▶ Task to complete
Search the listing below for the string "matplotlib" and show each line that contains it.

▶ Data lines
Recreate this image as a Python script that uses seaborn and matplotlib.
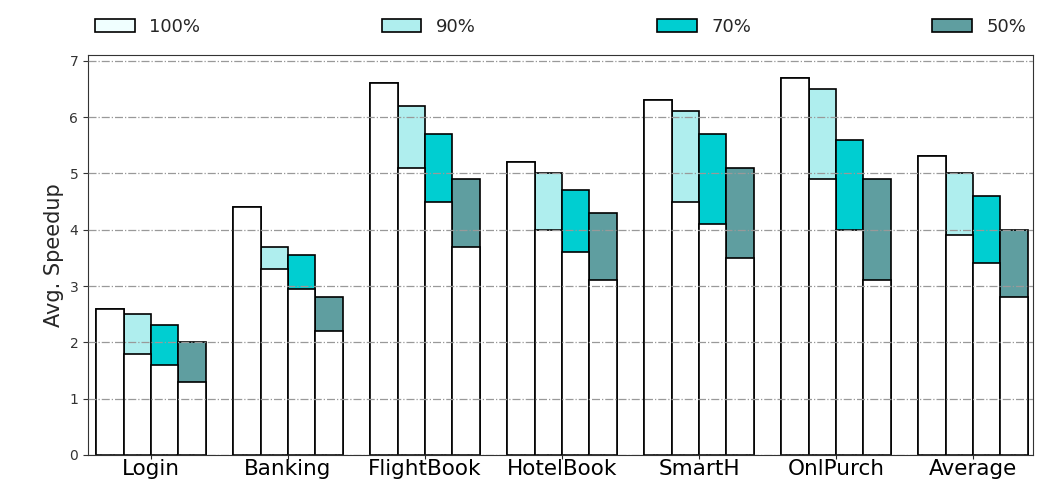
import pandas as pd
import matplotlib
matplotlib.use("Agg")
import matplotlib.pyplot as plt
import seaborn as sns

# data
apps = ['Login', 'Banking', 'FlightBook', 'HotelBook', 'SmartH', 'OnlPurch', 'Average']
levels = ['100%', '90%', '70%', '50%']

# top of each bar
top_100 = [2.6, 4.4, 6.6, 5.2, 6.3, 6.7, 5.3]
top_90 = [2.5, 3.7, 6.2, 5.0, 6.1, 6.5, 5.0]
top_70 = [2.3, 3.55, 5.7, 4.7, 5.7, 5.6, 4.6]
top_50 = [2.0, 2.8, 4.9, 4.3, 5.1, 4.9, 4.0]

# white lower part of each bar (the 100% bar is white all the way up)
low_100 = [2.6, 4.4, 6.6, 5.2, 6.3, 6.7, 5.3]
low_90 = [1.8, 3.3, 5.1, 4.0, 4.5, 4.9, 3.9]
low_70 = [1.6, 2.95, 4.5, 3.6, 4.1, 4.0, 3.4]
low_50 = [1.3, 2.2, 3.7, 3.1, 3.5, 3.1, 2.8]

colors = ['azure', 'paleturquoise', 'darkturquoise', 'cadetblue']

rows = []
for lvl, tops, lows in zip(levels, [top_100, top_90, top_70, top_50],
                           [low_100, low_90, low_70, low_50]):
    for a, t, l in zip(apps, tops, lows):
        rows.append({'app': a, 'level': lvl, 'top': t, 'low': l})
df = pd.DataFrame(rows)

sns.set_style('ticks')
fig = plt.figure(figsize=(10.48, 4.83), dpi=100)
ax = fig.add_axes([0.084, 0.058, 0.902, 0.828])

sns.barplot(data=df, x='app', y='top', hue='level', order=apps, hue_order=levels,
            palette=colors, saturation=1, edgecolor='black', linewidth=1.2,
            width=0.8, errorbar=None, ax=ax)
handles, labels = ax.get_legend_handles_labels()
sns.barplot(data=df, x='app', y='low', hue='level', order=apps, hue_order=levels,
            palette=['white'] * 4, saturation=1, edgecolor='black', linewidth=1.2,
            width=0.8, errorbar=None, legend=False, ax=ax)

ax.legend(handles, labels, loc='lower left', bbox_to_anchor=(0.0, 1.03, 1.0, 0.08),
          mode='expand', ncol=4, frameon=False, fontsize=13, handlelength=2.2,
          borderaxespad=0)

ax.set_ylim(0, 7.1)
ax.set_xlim(-0.46, 6.44)
ax.set_yticks(range(0, 8))
ax.tick_params(axis='y', labelsize=10, colors='#333333')
ax.tick_params(axis='x', labelsize=15.5, length=3, pad=0, labelcolor='black')
ax.set_xlabel('')
ax.set_ylabel('Avg. Speedup', fontsize=15)
ax.yaxis.grid(True, linestyle='-.', color='#999999', linewidth=0.9)
ax.set_axisbelow(False)
for s in ax.spines.values():
    s.set_visible(True)
    s.set_color('#333333')

fig.savefig('out.png', dpi=100)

▶ In response
Recreate this image as a Python script that uses seaborn and matplotlib.
import matplotlib
matplotlib.use("Agg")
import matplotlib.pyplot as plt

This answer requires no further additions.